The playwright, Falk notes, was born the same year as the Italian astronomer Galileo Galilei, whose great scientific and technological advances led to his trial and condemnation for heresy. Half a century before that, Polish astronomer Nicolaus Copernicus' discoveries literally changed the world view, replacing the ancient Ptolemaic theory of the universe in which stars, sun and planets revolved around an unmoving Earth to the heliocentric model we know today: a solar system with the sun at its center, Earth as one of its orbiting planets and infinite reaches of stars and galaxies stretching in every direction beyond.

So what does all that have to do with Shakespeare? Aye, there's the rub. Falk, a science journalist and frequent contributor on Canadian public radio, fills the book with a wealth of interesting information about Elizabethan England, Renaissance Europe and the Scientific Revolution. But when it comes down to connecting any of the people and ideas he writes about to Shakespeare himself, it's always a matter of speculation.
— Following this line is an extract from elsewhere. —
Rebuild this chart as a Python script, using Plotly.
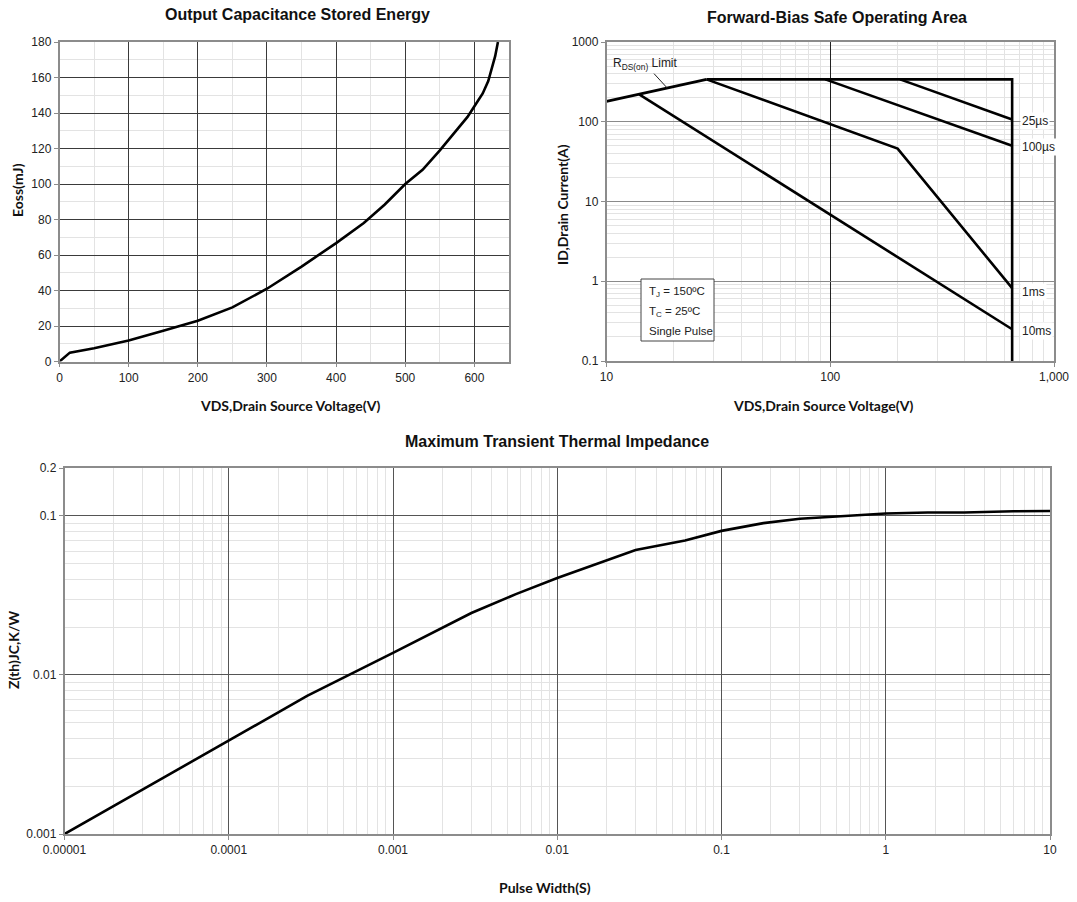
import math
import plotly.graph_objects as go

W, H = 1077, 902
OFF = 0  # body margin removed via post_script

# ---------------- data ----------------
eoss_vds = [0, 15, 50, 100, 150, 200, 250, 300, 350, 400, 440, 470, 500, 525, 550, 575, 590, 600, 612, 620, 625, 630, 634]
eoss_mj = [0, 5, 7.5, 11.8, 17.3, 23, 30.5, 41, 53.5, 66.7, 78, 88.3, 100, 108, 119, 130.6, 137.8, 143.8, 151, 158, 164.5, 172, 180]

rds_vds = [10, 14, 28]
rds_id = [180, 221, 340]
limit_vds = [28, 650, 650]
limit_id = [340, 340, 0.1]
us25_vds = [205, 650]
us25_id = [340, 107]
us100_vds = [95, 650]
us100_id = [340, 50]
ms1_vds = [28, 200, 650]
ms1_id = [340, 46, 0.82]
ms10_vds = [14, 650]
ms10_id = [221, 0.25]
soa_labels = ["25µs", "100µs", "1ms", "10ms"]
soa_label_id = [102, 48, 0.74, 0.24]
soa_label_vds = 650
rds_label_vds = 18.7
rds_label_id = 264
cond_lines = ["T<sub>J</sub> = 150ºC", "T<sub>C</sub> = 25ºC", "Single Pulse"]

zth_t = [1e-5, 1e-4, 3e-4, 1e-3, 3e-3, 5.6e-3, 1e-2, 3e-2, 6e-2, 1e-1, 1.8e-1, 3e-1, 5e-1, 1, 1.8, 3, 6, 10]
zth = [0.001, 0.00385, 0.00738, 0.01375, 0.0245, 0.0322, 0.0407, 0.061, 0.07, 0.0805, 0.09, 0.096, 0.099, 0.1035, 0.105, 0.105, 0.107, 0.1074]

eoss_xticks = [0, 100, 200, 300, 400, 500, 600]
eoss_yticks = [0, 20, 40, 60, 80, 100, 120, 140, 160, 180]
soa_xticks = [10, 100, 1000]
soa_xtext = ["10", "100", "1,000"]
soa_yticks = [0.1, 1, 10, 100, 1000]
soa_ytext = ["0.1", "1", "10", "100", "1000"]
zth_xticks = [1e-5, 1e-4, 1e-3, 1e-2, 1e-1, 1, 10]
zth_xtext = ["0.00001", "0.0001", "0.001", "0.01", "0.1", "1", "10"]
zth_yticks = [0.001, 0.01, 0.1, 0.2]
zth_ytext = ["0.001", "0.01", "0.1", "0.2"]


def fx(p):
    return (p - OFF) / W


def fy(p):
    return 1 - (p - OFF) / H


def px_x(a, b):
    return [fx(a), fx(b)]


def px_y(top, bottom):
    return [fy(bottom), fy(top)]


def log_minor(lo_exp, hi_exp, top=None):
    vals = []
    for e in range(lo_exp, hi_exp):
        for m in range(2, 10):
            v = m * 10 ** e
            if top is None or v < top * 0.999:
                vals.append(v)
    return vals


fig = go.Figure()
LINE = dict(color="black", width=2.6)

# Chart 1
fig.add_trace(go.Scatter(x=eoss_vds, y=eoss_mj, mode="lines", line=LINE, xaxis="x", yaxis="y", showlegend=False))

# Chart 2
for xs, ys in [(rds_vds, rds_id), (limit_vds, limit_id), (us25_vds, us25_id), (us100_vds, us100_id),
               (ms1_vds, ms1_id), (ms10_vds, ms10_id)]:
    fig.add_trace(go.Scatter(x=xs, y=ys, mode="lines", line=LINE, xaxis="x2", yaxis="y2", showlegend=False))

# Chart 3
fig.add_trace(go.Scatter(x=zth_t, y=zth, mode="lines", line=LINE, xaxis="x3", yaxis="y3", showlegend=False))

TICKFONT = dict(family="Liberation Sans, Arial", size=12, color="#222")
MIN = "#e3e3e3"
BORDER = "#8c8c8c"

common = dict(showline=True, linecolor=BORDER, linewidth=1.5, mirror=True, ticks="outside",
              ticklen=4, tickcolor=BORDER, tickfont=TICKFONT, zeroline=False, automargin=False)

fig.update_layout(
    width=W, height=H, margin=dict(l=0, r=0, t=0, b=0, autoexpand=False),
    paper_bgcolor="white", plot_bgcolor="white",
    xaxis=dict(domain=px_x(59.5, 509), range=[0, 650], tickvals=eoss_xticks, gridcolor="#3a3a3a", gridwidth=1,
               minor=dict(dtick=50, showgrid=True, gridcolor=MIN, ticks=""), anchor="y", **common),
    yaxis=dict(domain=px_y(42, 361.5), range=[0, 180], tickvals=eoss_yticks, gridcolor="#3a3a3a", gridwidth=1,
               minor=dict(dtick=10, showgrid=True, gridcolor=MIN, ticks=""), anchor="x", **common),
    xaxis2=dict(domain=px_x(606.5, 1054), type="log", range=[1, 3], tickvals=soa_xticks, ticktext=soa_xtext,
                gridcolor="#222", gridwidth=1,
                minor=dict(tickmode="array", tickvals=log_minor(1, 3), showgrid=True, gridcolor=MIN, ticks=""),
                anchor="y2", **common),
    yaxis2=dict(domain=px_y(42, 361), type="log", range=[-1, 3], tickvals=soa_yticks, ticktext=soa_ytext,
                gridcolor="#8a8a8a", gridwidth=1.2,
                minor=dict(tickmode="array", tickvals=log_minor(-1, 3), showgrid=True, gridcolor=MIN, ticks=""),
                anchor="x2", **common),
    xaxis3=dict(domain=px_x(64.5, 1050), type="log", range=[-5, 1], tickvals=zth_xticks, ticktext=zth_xtext,
                gridcolor="#555", gridwidth=1,
                minor=dict(tickmode="array", tickvals=log_minor(-5, 1), showgrid=True, gridcolor=MIN, ticks=""),
                anchor="y3", **common),
    yaxis3=dict(domain=px_y(468, 834), type="log", range=[-3, math.log10(0.2)], tickvals=zth_yticks,
                ticktext=zth_ytext, gridcolor="#555", gridwidth=1,
                minor=dict(tickmode="array", tickvals=log_minor(-3, 0, top=0.2), showgrid=True, gridcolor=MIN, ticks=""),
                anchor="x3", **common),
)

TITLE = dict(family="Liberation Sans, Arial", size=16, color="#111")
AXT = dict(family="Lato, Open Sans", size=14, color="#111")


def ann_px(text, x, y, font, angle=0, xanchor="center"):
    fig.add_annotation(text=text, x=fx(x), y=fy(y), xref="paper", yref="paper", showarrow=False,
                       font=font, textangle=angle, xanchor=xanchor, yanchor="middle")


ann_px("<b>Output Capacitance Stored Energy</b>", 297, 15, TITLE)
ann_px("<b>Forward-Bias Safe Operating Area</b>", 837, 18, TITLE)
ann_px("<b>Maximum Transient Thermal Impedance</b>", 557, 441, TITLE)
ann_px("<b>VDS,Drain Source Voltage(V)</b>", 290, 405, AXT)
ann_px("<b>VDS,Drain Source Voltage(V)</b>", 823, 405, AXT)
ann_px("<b>Pulse Width(S)</b>", 545, 887, AXT)
ann_px("<b>Eoss(mJ)</b>", 17, 190, AXT, -90)
ann_px("<b>ID,Drain Current(A)</b>", 562, 205, AXT, -90)
ann_px("<b>Z(th)JC,K/W</b>", 13, 650, AXT, -90)

LBL = dict(family="Liberation Sans, Arial", size=12, color="#222")
for t, yv in zip(soa_labels, soa_label_id):
    fig.add_annotation(text=t, x=math.log10(soa_label_vds), y=math.log10(yv), xref="x2", yref="y2",
                       xanchor="left", yanchor="middle", showarrow=False, font=LBL, bgcolor="white", xshift=8)

fig.add_annotation(text="R<sub>DS(on)</sub> Limit", x=math.log10(rds_label_vds), y=math.log10(rds_label_id),
                   xref="x2", yref="y2", showarrow=True, arrowhead=0, arrowwidth=1, arrowcolor="#222",
                   ax=-22, ay=-24, font=LBL)

# conditions box
fig.add_shape(type="rect", xref="paper", yref="paper", x0=fx(641), x1=fx(714), y0=fy(341), y1=fy(279),
              line=dict(color="#444", width=1), fillcolor="white", layer="above")
BOXF = dict(family="Liberation Sans, Arial", size=11.5, color="#222")
for t, yy in zip(cond_lines, [292, 312, 331]):
    ann_px(t, 647, yy, BOXF, xanchor="left")

fig.write_html("out.html", config={"displayModeBar": False},
               post_script="document.body.style.margin='0px';document.body.style.overflow='hidden';")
As with so many other areas of Shakespeare's life, no documentation exists.

Falk does his best to back up the speculation, though. Sometimes it's simply an intriguing detail. Groundbreaking Danish astronomer and nobleman Tycho Brahe lived on an island within sight of Elsinore Castle, the setting for Hamlet, and a 1590 portrait of Brahe surrounded by the names of his ancestors includes the names Rosenkrans and Guildensteren — very like the names of Hamlet's hapless schoolmates. But do we know whether Shakespeare saw that portrait, owned Brahe's books, met the man? No.

Other connections seem firmer. Falk convincingly details the many known connections between the playwright and the family of Thomas Digges, a notable British astronomer and mathematician who helped spread the Copernican theory in England. That also suggests possible connections between Shakespeare and John Dee, Queen Elizabeth I's science adviser, believed to be one of the models for Prospero in The Tempest. But as for documentary evidence that Shakespeare based Prospero on Dee, or shaped his plays under the influence of Digges' ideas — the proof is as elusive as starlight.

Falk is always aware that he's speculating, and he sharpens that by showing us some scholars who might have gone to far. He devotes a chapter to the ideas of Peter Usher, a contemporary astronomer and astrophysicist who firmly believes that Hamlet is not really a tragedy about an indecisive prince but, start to finish, an allegory about 16th century astronomy, with the villain Claudius as Ptolemy and Hamlet a symbol of the heliocentric universe (and Rosencrantz and Guildenstern, of course, representing Brahe).

Falk is far more restrained. And even if he cannot finally chart exactly how scientific discoveries might have influenced Shakespeare, he does give us a vivid picture of the enormous changes going on during the time the plays were written — not only scientific change but religious, economic, political, cultural and more.

Falk quotes scholar Norman Jones on an interesting point, and adds his own intriguing twist:

" 'Confusion,' Jones notes, 'made Shakespeare's age one of the most culturally productive in English history.' It is sobering to imagine that Shakespeare, had he lived in a less turbulent time, would perhaps have been content to take up his father's glove business."